Princess Diana adored Amanda Wakeley’s effortlessly elegant designs.
A regular customer, time and time again she turned to Wakeley, creator of graceful and fluid evening gowns and uber-feminine suits, to not only look good, but feel good.
In many of the images of the Princess now captured forever in our mind’s eye, it is a Wakeley piece she is wearing.
It was in a bottle-green Wakeley suit that Diana made her famous 1993 speech announcing her retirement from public life.
How fitting, then, that the young woman now beginning her public life, and walking in Diana’s shoes so successfully, also turns to Wakeley for clothes that whisper easy sophistication and understated glamour.
The Duchess of Cambridge, the daughter-in-law Diana never got to meet, has worn Wakeley at numerous Royal functions.
And, as Kate is just a year into the job, surely a long partnership between Duchess and trusted couturier lies ahead.
I can’t help but wonder, though, which of the two stunning Royal fashion horses has been the best to dress?
“Ah, I can’t say. I can’t talk at all about the Duchess,” Amanda says, the model of discretion.

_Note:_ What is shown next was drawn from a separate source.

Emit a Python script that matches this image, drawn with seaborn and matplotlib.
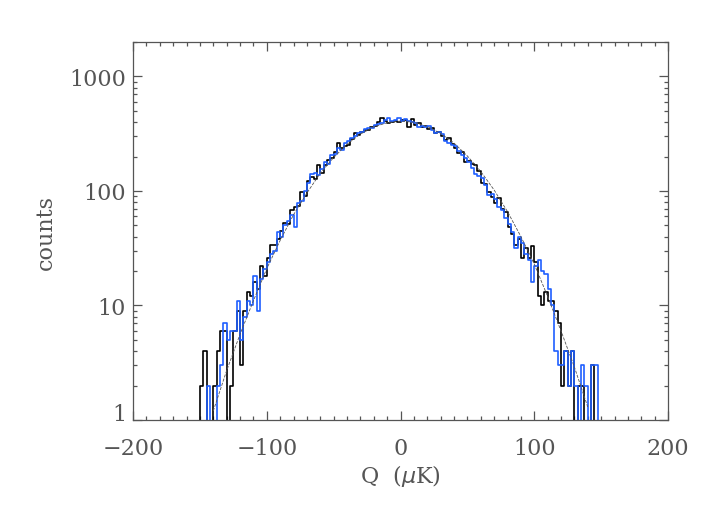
import numpy as np
import pandas as pd
import seaborn as sns
import matplotlib.pyplot as plt

# histogram bins: -150 .. 150 uK, 2.5 uK wide (120 bins)
bin_lo = -150.0
bin_width = 2.5

black_counts = [
    2, 4, 0, 0, 2, 4, 6, 6, 0, 2,
    6, 9, 3, 9, 13, 12, 16, 14, 22, 18,
    26, 34, 34, 38, 45, 53, 52, 68, 72, 74,
    98, 90, 122, 132, 128, 170, 145, 168, 186, 195,
    220, 262, 238, 245, 250, 285, 320, 310, 325, 340,
    342, 362, 370, 400, 430, 410, 390, 402, 412, 398,
    420, 415, 360, 425, 380, 392, 365, 372, 350, 355,
    322, 330, 300, 280, 292, 258, 235, 215, 220, 180,
    182, 172, 168, 148, 118, 115, 98, 88, 78, 86,
    70, 65, 48, 42, 34, 38, 26, 32, 26, 33,
    24, 12, 10, 13, 11, 11, 9, 7, 2, 4,
    2, 4, 0, 2, 2, 0, 0, 3, 0, 0,
]

blue_counts = [
    0, 0, 2, 0, 0, 2, 3, 7, 5, 6,
    6, 11, 5, 8, 11, 10, 18, 9, 17, 21,
    24, 28, 30, 44, 40, 50, 55, 62, 48, 78,
    82, 100, 118, 140, 145, 138, 155, 178, 172, 205,
    210, 235, 228, 262, 275, 290, 305, 320, 330, 345,
    355, 352, 375, 385, 395, 420, 435, 410, 418, 430,
    405, 428, 412, 400, 395, 360, 370, 362, 368, 340,
    318, 325, 312, 275, 262, 250, 245, 222, 205, 195,
    178, 160, 140, 135, 130, 112, 92, 95, 85, 72,
    68, 58, 52, 44, 32, 40, 35, 28, 25, 16,
    22, 25, 20, 19, 14, 10, 4, 3, 3, 4,
    2, 4, 2, 0, 3, 2, 0, 3, 3, 0,
]

# gaussian fit
fit_q = [-140, -130, -120, -110, -100, -90, -80, -70, -60, -50, -40, -30, -20, -10, 0,
         10, 20, 30, 40, 50, 60, 70, 80, 90, 100, 110, 120, 130, 140]
fit_counts = [1.2, 2.7, 5.6, 11, 21, 37, 62, 96, 143, 196, 256, 314, 362, 395, 408,
              398, 366, 318, 262, 202, 148, 102, 66, 40, 23, 12, 6, 2.9, 1.3]

xticks = [-200, -100, 0, 100, 200]
yticks = [1, 10, 100, 1000]

# one empty bin on each side so the outer edges drop to the axis
n = len(black_counts)
edges = bin_lo + bin_width * np.arange(-1, n + 2)
centers = edges[:-1] + bin_width / 2
floor = 0.05
df = pd.DataFrame({
    'q': centers,
    'black': np.maximum(np.r_[0, black_counts, 0], floor),
    'blue': np.maximum(np.r_[0, blue_counts, 0], floor),
})
fit = pd.DataFrame({'q': fit_q, 'counts': fit_counts})

sns.set_style('ticks')
grey = '#555555'
plt.rcParams['font.family'] = ['DejaVu Serif']

fig = plt.figure(figsize=(7.08, 5.06), dpi=100)
ax = fig.add_axes([0.1879, 0.168, 0.7556, 0.747])

sns.histplot(data=df, x='q', weights='black', bins=list(edges), element='step', fill=False,
             color='black', linewidth=1.2, ax=ax)
sns.histplot(data=df, x='q', weights='blue', bins=list(edges), element='step', fill=False,
             color='#1f5fff', linewidth=1.2, ax=ax)
sns.lineplot(data=fit, x='q', y='counts', color='#555555', linewidth=0.6,
             dashes=(5, 4), linestyle='--', ax=ax)

ax.set_yscale('log')
ax.set_xlim(-200, 200)
ax.set_ylim(1, 2000)
ax.set_xticks(xticks)
ax.set_xticks(np.arange(-200, 201, 10), minor=True)
ax.set_yticks(yticks)
ax.set_yticklabels([str(t) for t in yticks])
ax.set_xticklabels([str(t).replace('-', '\u2212') for t in xticks])

ax.tick_params(which='both', direction='in', top=True, right=True, colors=grey,
               labelcolor=grey, labelsize=16)
ax.tick_params(which='major', length=6.5, width=0.9)
ax.tick_params(which='minor', length=3.2, width=0.9)
ax.tick_params(axis='x', pad=12.5)
ax.tick_params(axis='y', pad=5)
# bottom label sits on the axis, the others are centred on their ticks
ax.get_yticklabels()[0].set_verticalalignment('baseline')
for s in ax.spines.values():
    s.set_color(grey)
    s.set_linewidth(0.9)

ax.set_xlabel('Q  ($\\mu$K)', fontsize=16, color=grey, labelpad=2)
ax.set_ylabel('counts', fontsize=16, color=grey, labelpad=9)

fig.savefig('out.png', dpi=100)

The she grins enthusiastically: “But I can talk about Diana...”
The two women, both of a similar age, were introduced by the deputy editor of Vogue in the early Nineties. It must have been like a dream come true for Wakeley, who at that time had only just launched her label
“Oh, it was. Diana was THE fashion icon,” she says. “At that time we had Hollywood stars, but we didn’t have the red carpet glamour that we have today. The world looked to her.”

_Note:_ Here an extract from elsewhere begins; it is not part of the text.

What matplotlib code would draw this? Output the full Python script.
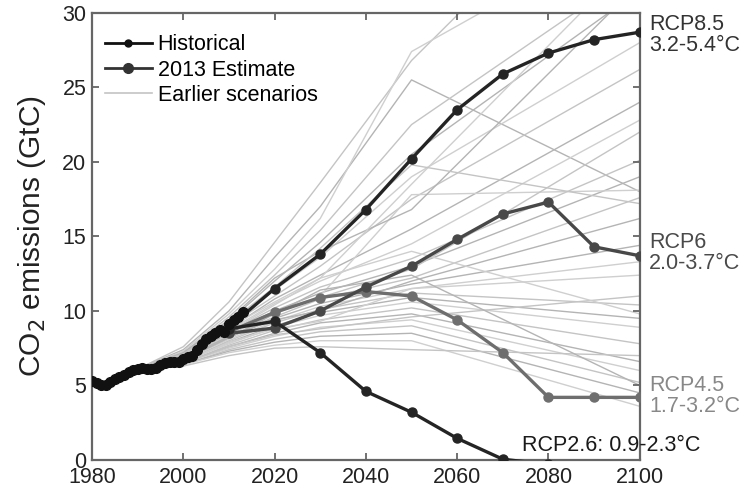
import numpy as np
import matplotlib.pyplot as plt
from matplotlib.lines import Line2D

plt.rcParams['font.family'] = ['Liberation Sans', 'DejaVu Sans']

# historical emissions, 1980-2012 (GtC)
hist_years = list(range(1980, 2013))
hist_vals = [5.3, 5.15, 5.05, 5.05, 5.25, 5.4, 5.55, 5.7, 5.9, 6.05,
             6.1, 6.15, 6.1, 6.1, 6.2, 6.35, 6.5, 6.6, 6.6, 6.6,
             6.8, 6.9, 7.0, 7.4, 7.8, 8.1, 8.3, 8.5, 8.7, 8.6,
             9.1, 9.4, 9.6]
est_year = 2013
est_val = 9.9

# RCP pathways
rcp_years = [2010, 2020, 2030, 2040, 2050, 2060, 2070, 2080, 2090, 2100]
rcp85 = [8.9, 11.5, 13.8, 16.8, 20.2, 23.5, 25.9, 27.3, 28.2, 28.7]
rcp6 = [8.5, 8.85, 10.0, 11.6, 13.0, 14.8, 16.5, 17.3, 14.3, 13.7]
rcp45 = [8.6, 9.9, 10.9, 11.3, 11.0, 9.4, 7.2, 4.2, 4.2, 4.2]
rcp26 = [8.8, 9.3, 7.2, 4.6, 3.2, 1.45, 0.05, -0.3, -0.6, -0.9]

# earlier scenarios
sc_years = [1990, 2000, 2010, 2020, 2030, 2050, 2100]
scenarios = [
    [6.1, 7.6, 10.6, 14.6, 18.6, 26.8, 42.0],
    [6.1, 7.4, 10.0, 13.6, 17.0, 25.5, 18.0],
    [6.1, 7.3, 9.8, 12.8, 16.2, 27.4, 36.0],
    [6.1, 7.2, 9.6, 12.4, 15.4, 22.5, 33.0],
    [6.1, 7.1, 9.3, 12.0, 14.6, 20.5, 31.5],
    [6.1, 7.0, 9.1, 11.4, 13.6, 19.0, 28.0],
    [6.1, 7.0, 9.0, 11.0, 13.0, 17.5, 26.2],
    [6.1, 6.9, 8.8, 10.8, 12.4, 15.5, 24.0],
    [6.1, 6.9, 8.7, 10.5, 12.0, 14.5, 22.8],
    [6.1, 6.8, 8.6, 10.2, 11.6, 13.5, 20.1],
    [6.1, 6.8, 8.5, 10.0, 11.2, 13.0, 19.0],
    [6.1, 6.8, 8.4, 9.8, 11.0, 17.8, 18.1],
    [6.1, 6.7, 8.3, 9.6, 10.8, 12.2, 17.6],
    [6.1, 6.7, 8.2, 9.5, 10.5, 11.8, 14.4],
    [6.1, 6.7, 8.1, 9.3, 10.3, 11.5, 13.3],
    [6.1, 6.6, 8.0, 9.2, 10.1, 11.2, 10.4],
    [6.1, 6.6, 7.9, 9.0, 9.9, 10.9, 9.5],
    [6.1, 6.6, 7.8, 8.9, 9.7, 10.6, 8.9],
    [6.1, 6.5, 7.7, 8.7, 9.4, 10.2, 7.8],
    [6.1, 6.5, 7.6, 8.5, 9.2, 9.8, 6.6],
    [6.1, 6.5, 7.5, 8.3, 8.9, 9.4, 6.0],
    [6.1, 6.4, 7.4, 8.1, 8.6, 9.0, 5.2],
    [6.1, 6.4, 7.3, 7.9, 8.3, 8.5, 4.5],
    [6.1, 6.4, 7.2, 7.7, 8.0, 8.0, 3.6],
    [6.1, 6.3, 7.0, 7.5, 7.6, 7.4, 7.0],
    [6.1, 7.2, 9.4, 12.2, 14.0, 16.8, 32.0],
    [6.1, 7.0, 8.9, 10.6, 12.2, 18.5, 34.0],
    [6.1, 6.9, 8.6, 9.9, 10.9, 12.8, 22.0],
    [6.1, 6.8, 8.3, 9.4, 10.0, 12.0, 16.2],
    [6.1, 6.6, 7.9, 8.8, 9.3, 11.5, 12.4],
    [6.1, 6.5, 7.6, 8.4, 8.8, 9.6, 11.0],
    [6.1, 6.7, 8.2, 9.8, 11.4, 12.4, 5.0],
    [6.1, 6.9, 8.6, 10.4, 12.2, 14.0, 9.8],
    [6.1, 7.1, 9.2, 11.6, 14.2, 19.8, 17.2],
]
sc_colors = ['#c4c4c4', '#b4b4b4', '#cfcfcf']

fig = plt.figure(figsize=(7.5, 4.93), dpi=100)
ax = fig.add_axes([0.1227, 0.067, 0.7303, 0.907])

for i, s in enumerate(scenarios):
    ax.plot(sc_years, s, color=sc_colors[i % 3], lw=1.0, zorder=1)

ax.plot(rcp_years, rcp45, color='#6e6e6e', lw=2.4, marker='o', ms=6.5, zorder=3)
ax.plot(rcp_years, rcp6, color='#484848', lw=2.4, marker='o', ms=6.5, zorder=3)
ax.plot(rcp_years, rcp26, color='#242424', lw=2.4, marker='o', ms=6.5, zorder=4)
ax.plot(rcp_years, rcp85, color='#242424', lw=2.4, marker='o', ms=6.5, zorder=4)
ax.plot(hist_years + [est_year], hist_vals + [est_val], color='#111111', lw=3,
        marker='o', ms=7, zorder=5)

ax.set_xlim(1980, 2100)
ax.set_ylim(0, 30)
ax.set_xticks(range(1980, 2101, 20))
ax.set_yticks(range(0, 31, 5))
ax.tick_params(direction='in', length=5, width=1.3, color='#666666',
               labelsize=15.5, labelcolor='#222222', top=True, right=True, pad=4)
ax.tick_params(axis='x', pad=5)
for sp in ax.spines.values():
    sp.set_color('#666666')
    sp.set_linewidth(1.6)
ax.set_ylabel('CO$_2$ emissions (GtC)', fontsize=21.5, labelpad=10, color='#222222')

labels = [
    (2102, 28.5, 'RCP8.5\n3.2-5.4°C', '#333333'),
    (2102, 13.9, 'RCP6\n2.0-3.7°C', '#4a4a4a'),
    (2102, 4.3, 'RCP4.5\n1.7-3.2°C', '#888888'),
]
for x, y, t, c in labels:
    ax.text(x, y, t, color=c, fontsize=15.5, va='center', ha='left',
            linespacing=1.0, clip_on=False)
ax.text(2074.2, 0.95, 'RCP2.6: 0.9-2.3°C', color='#1a1a1a', fontsize=15.5,
        va='center', ha='left', clip_on=False, zorder=6)

handles = [
    Line2D([], [], color='#111111', lw=2, marker='o', ms=5),
    Line2D([], [], color='#333333', lw=2, marker='o', ms=7),
    Line2D([], [], color='#c4c4c4', lw=1.2),
]
ax.legend(handles, ['Historical', '2013 Estimate', 'Earlier scenarios'],
          loc='upper left', frameon=False, fontsize=15.5, handlelength=2.2,
          handletextpad=0.25, labelspacing=0.2, borderaxespad=0.6,
          bbox_to_anchor=(-0.016, 1.0))

fig.savefig('out.png', dpi=100)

She found the Princess not only a pleasure to dress, but a pleasure to know. “She was warm, friendly and approachable; the type of woman you felt you could be good friends with if circumstances allowed.”
The two occasionally bumped into each other at their gym, the exclusive Chelsea Harbour Club. The daughter of the second baronet of Liss, Sir John Wakeley, Amanda grew up in Cheshire then attended Cheltenham Ladies’ College.
Her entry into fashion was not as a result of an illustrious fashion degree. She is entirely self-taught. She began making clothes as soon as she was old enough to reach the pedals on a sewing machine.
For any girl who dreams of being a famous fashion designer as she snips up her latest charity shop find, Amanda Wakeley is the ultimate inspirational figure.
She laughs as she remembers the very first garment she ever made: “It was a Little Red Riding Hood costume for a school play I was in. I was seven.
“But I wanted to make it myself; I knew exactly how I wanted it to look,” she explains. “And it all worked out. I wore it with pride.”
After a secretarial course she went to New York to model. On her return, she decided to do what she had loved doing since the days of that Red Riding Hood costume – make clothes. With a modest loan from her father, she set up in business in 1990.
She is proof of what can be achieved from an innate talent, sheer determination and an intuitive sense of what women really want to wear.
Amanda has never claimed to be a mistress of high fashion. She describes what she does as ‘creating style’.
“I do wear my own designs but I’m not my own muse,” she explains. “I have a few different women in mind when I design; I create clothes I think will suit them – and just as importantly, the different occasions in their lives when they will wear them. There’s nothing worse than buying clothes you love, but which you can’t wear.”
The Duchess of Cambridge must be the biggest feather in her cap, and she’s delighted to now be attracting glamorous new stars like Scarlett Johansson and Charlize Theron
“It is great to see that whole younger crowd appreciate what I’m doing,” Wakeley has said.
But many of her clients have been with her for 20 years and you can’t help but feel that, as Wakeley approaches 50 and still looks in her 30s, that this is one of her greatest achievements.
She has won their loyalty with clever cutting techniques and pure silk lining, which allow clothes to be body-conscious, yet skim over areas that need to be disguised, and styles that are relevant and contemporary, yet comfortable and appropriate to their lifestyle, sexy, yet not overt
“I make clothes that make me feel skinnier, taller, sexier. I think that’s what all women want from their clothes. And when I say skinnier, I’m not saying we should all be obsessed with being thinner – not at all. I dress many curvy women. But I think we do want clothes that flatter us,” says Wakeley, an OBE and the holder of three British Fashion Awards for Glamour.
“I think all women over 25 also want to wear clothes that make them look younger without looking inappropriate. I strive to do that myself,” she says. “But the most important think I can tell any woman is that looking good at any age is about staying true to yourself and feeling comfortable in your own skin while staying open to new styles and ideas.